Simone views practice as an act of space-making, creating room that challenges frameworks of capital and domination. 

 

She aims to disrupt with love and promote safety, enabling processes of self-actualization that empower individuals.

Her art practice allows for the embodiment of this magic. Through interdisciplinary explorations with mixed media, Simone seeks to foster an expansive understanding of selfhood. The work manifests in the process, with some culminating in physical artifacts and most remaining ephemeral. By adopting a spiritual lens on materiality, these inquiries blur the lines between self and environment, activating practice as a tool for expansive understanding and holism.

 

Through grassroots organizing, education, and design, Simone facilitates these spaces for others. Her work with the Design Justice Network began in 2015. This community of designers is united by a set of principles that prioritize those most impacted by design decisions, ensuring equity within design processes and frameworks. As a volunteer, she facilitates workshops, provides project management support, and co-organizes a conference track.

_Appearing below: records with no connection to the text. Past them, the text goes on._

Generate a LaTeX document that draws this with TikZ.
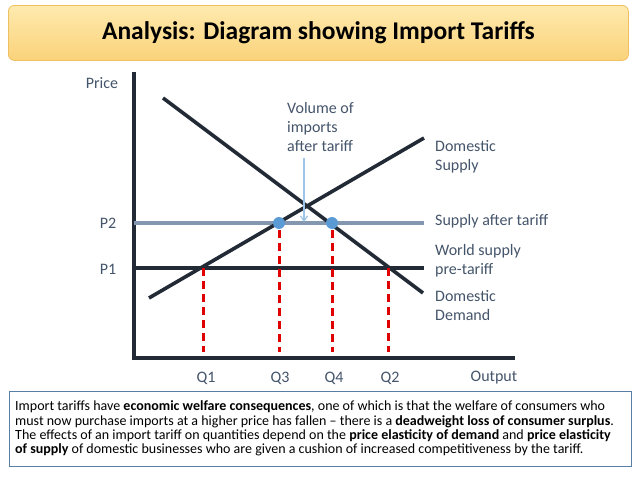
\documentclass[tikz,border=0pt]{standalone}
\usepackage{fontspec}
\setmainfont{Carlito}
\usetikzlibrary{arrows.meta,shadings}
\definecolor{labelc}{HTML}{44546A}
\definecolor{tarc}{HTML}{8497B0}
\definecolor{dotc}{HTML}{5B9BD5}
\definecolor{redc}{HTML}{E00000}
\definecolor{arrc}{HTML}{9DC3E6}
\definecolor{axc}{HTML}{222A35}
\definecolor{ttop}{HTML}{FEEAAE}
\definecolor{tbot}{HTML}{FAD27A}
\definecolor{tbrd}{HTML}{F0C060}
\definecolor{boxc}{HTML}{5A7FA6}
\tikzset{
  lbl/.style={text=labelc,font=\fontsize{16}{19}\selectfont,inner sep=0pt},
  rlbl/.style={lbl,anchor=west,align=left},
  curve/.style={line width=3.6pt,color=axc},
  dropline/.style={line width=3pt,color=redc,dash pattern=on 8pt off 5pt},
  dotm/.style={circle,fill=dotc,minimum size=12pt,inner sep=0pt},
}
\begin{document}
\begin{tikzpicture}[x=1pt,y=-1pt]
\useasboundingbox (0,0) rectangle (638,479);
% title
\node[draw=tbrd,line width=0.8pt,rounded corners=6pt,top color=ttop,bottom color=tbot,
  minimum width=620pt,minimum height=55pt,anchor=north west] (title) at (8,5) {};
\node[font=\fontsize{25.5}{28}\selectfont\bfseries] (ttext) at (title.center) {Analysis: Diagram showing Import Tariffs};
% axes
\coordinate (ytop) at (134,74);
\coordinate (orig) at (134,358);
\coordinate (xend) at (513,358);
\draw[curve,line cap=rect] (ytop) -- (orig) -- (xend);
% price lines
\coordinate (p2l) at (134,223);
\coordinate (p2r) at (424,223);
\coordinate (p1l) at (134,268);
\coordinate (p1r) at (424,268);
\draw[line width=3.6pt,color=tarc] (p2l) -- (p2r);
\draw[curve] (p1l) -- (p1r);
% supply and demand
\coordinate (s1) at (149,298);
\coordinate (s2) at (424,138);
\coordinate (d1) at (163,98);
\coordinate (d2) at (423,293);
\draw[curve] (s1) -- (s2);
\draw[curve] (d1) -- (d2);
% intersections and drops
\coordinate (q1t) at (203,268);
\coordinate (q1b) at (203,352);
\coordinate (q3t) at (279,230);
\coordinate (q3b) at (279,352);
\coordinate (q4t) at (332,230);
\coordinate (q4b) at (332,352);
\coordinate (q2t) at (388,268);
\coordinate (q2b) at (388,352);
\draw[dropline] (q1t) -- (q1b);
\draw[dropline] (q3t) -- (q3b);
\draw[dropline] (q4t) -- (q4b);
\draw[dropline] (q2t) -- (q2b);
\node[dotm] (dot3) at (279,223) {};
\node[dotm] (dot4) at (332,223) {};
% arrow
\coordinate (arrtop) at (304,158);
\coordinate (arrbot) at (304,222);
\draw[arrc,line width=1.2pt,-{Straight Barb[length=5pt,width=7pt]}] (arrtop) -- (arrbot);
% labels
\node[lbl] (price) at (102,83) {Price};
\node[lbl] (P2) at (108,223) {P2};
\node[lbl] (P1) at (108,269) {P1};
\node[rlbl,anchor=north west] (vol) at (287,102) {Volume of\\imports\\after tariff};
\node[rlbl] (dsup) at (435,157) {Domestic\\Supply};
\node[rlbl] (saft) at (435,221) {Supply after tariff};
\node[rlbl] (wsup) at (435,261) {World supply\\pre-tariff};
\node[rlbl] (ddem) at (435,306) {Domestic\\Demand};
\node[lbl] (Q1) at (206,378) {Q1};
\node[lbl] (Q3) at (280,378) {Q3};
\node[lbl] (Q4) at (334,378) {Q4};
\node[lbl] (Q2) at (390,378) {Q2};
\node[lbl] (out) at (494,378) {Output};
% bottom box
\node[draw=boxc,line width=0.9pt,minimum width=622pt,minimum height=75pt,anchor=north west] (box) at (9,391) {};
\node[anchor=west,align=left,inner sep=0pt,font=\fontsize{14}{14.3}\selectfont] (btext) at (15,428.5) {Import tariffs have \textbf{economic welfare consequences}, one of which is that the welfare of consumers who\\must now purchase imports at a higher price has fallen -- there is a \textbf{deadweight loss of consumer surplus}.\\The effects of an import tariff on quantities depend on the \textbf{price elasticity of demand} and \textbf{price elasticity}\\\textbf{of supply} of domestic businesses who are given a cushion of increased competitiveness by the tariff.};
\end{tikzpicture}
\end{document}
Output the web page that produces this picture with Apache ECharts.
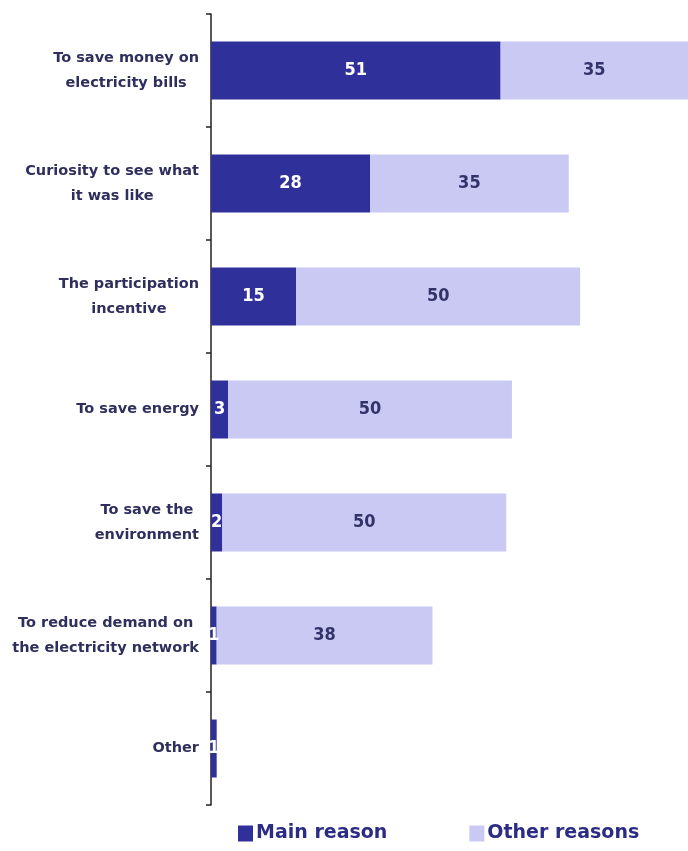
<!DOCTYPE html>
<html>
<head>
<meta charset="utf-8">
<script src="https://cdn.jsdelivr.net/npm/echarts@6/dist/echarts.min.js"></script>
<style>
  html, body { margin: 0; padding: 0; background: #fff; }
  #chart { width: 688px; height: 851px; }
</style>
</head>
<body>
<div id="chart"></div>
<script>
// reasons for taking part, top to bottom
var categories = [
  'To save money on\nelectricity bills',
  'Curiosity to see what\nit was like',
  'The participation\nincentive',
  'To save energy',
  'To save the\nenvironment',
  'To reduce demand on\nthe electricity network',
  'Other'
];
var mainReason = [51, 28, 15, 3, 2, 1, 1];
var otherReasons = [35, 35, 50, 50, 50, 38, 0];

var dark = '#30309a';
var light = '#c9c9f4';
var valueFont = "'DejaVu Sans Condensed', 'DejaVu Sans', sans-serif";

var chart = echarts.init(document.getElementById('chart'));

chart.setOption({
  animation: false,
  grid: { left: 211, right: 0, top: 14, bottom: 46 },
  xAxis: {
    type: 'value',
    min: 0,
    max: 84,
    show: false
  },
  yAxis: {
    type: 'category',
    data: categories,
    inverse: true,
    axisLine: { show: true, lineStyle: { color: '#222', width: 1.5 } },
    axisTick: { show: true, length: 5, lineStyle: { color: '#222', width: 1.5 } },
    axisLabel: {
      margin: 12,
      formatter: function (v) { return '{a|' + v.split('\n').join('}\n{a|') + '}'; },
      rich: {
        a: {
          align: 'center',
          fontFamily: 'DejaVu Sans',
          fontWeight: 'bold',
          fontSize: 14.5,
          lineHeight: 25,
          color: '#2f2f5e'
        }
      }
    }
  },
  legend: {
    bottom: 3,
    left: 233,
    itemGap: 82,
    itemWidth: 15,
    itemHeight: 16,
    icon: 'rect',
    textStyle: {
      fontFamily: 'DejaVu Sans',
      fontWeight: 'bold',
      fontSize: 19,
      color: '#2c2c85',
      padding: [0, 0, 0, -2]
    },
    data: ['Main reason', 'Other reasons']
  },
  series: [
    {
      name: 'Main reason',
      type: 'bar',
      stack: 'total',
      barWidth: 58,
      data: mainReason,
      itemStyle: { color: dark },
      label: {
        show: true,
        position: 'inside',
        color: '#fff',
        fontFamily: valueFont,
        fontWeight: 'bold',
        fontSize: 18,
        formatter: function (p) { return p.value > 0 ? p.value : ''; }
      }
    },
    {
      name: 'Other reasons',
      type: 'bar',
      stack: 'total',
      barWidth: 58,
      data: otherReasons,
      itemStyle: { color: light },
      label: {
        show: true,
        position: 'inside',
        color: '#33336a',
        fontFamily: valueFont,
        fontWeight: 'bold',
        fontSize: 18,
        formatter: function (p) { return p.value > 0 ? p.value : ''; }
      }
    }
  ]
});
</script>
</body>
</html>
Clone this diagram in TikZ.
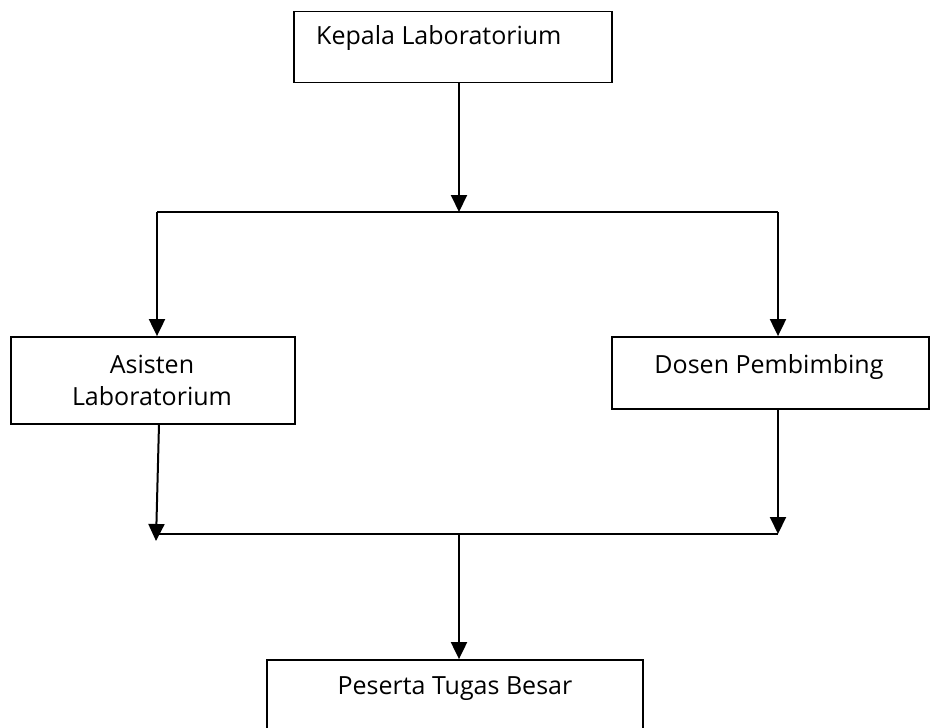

Currently, she serves as the Special Projects Manager for the Design Justice Network, focusing on member experience and supporting the development of community and operational infrastructure, resources and tools, and network visioning.

 

Simone's design practice allows her to support others who align with her Principles of Practice. She has worked with clients such as Black Chalk & Co, Complex Movements (Beware of the Dandelions), The Carr Center, Allied Media, and more.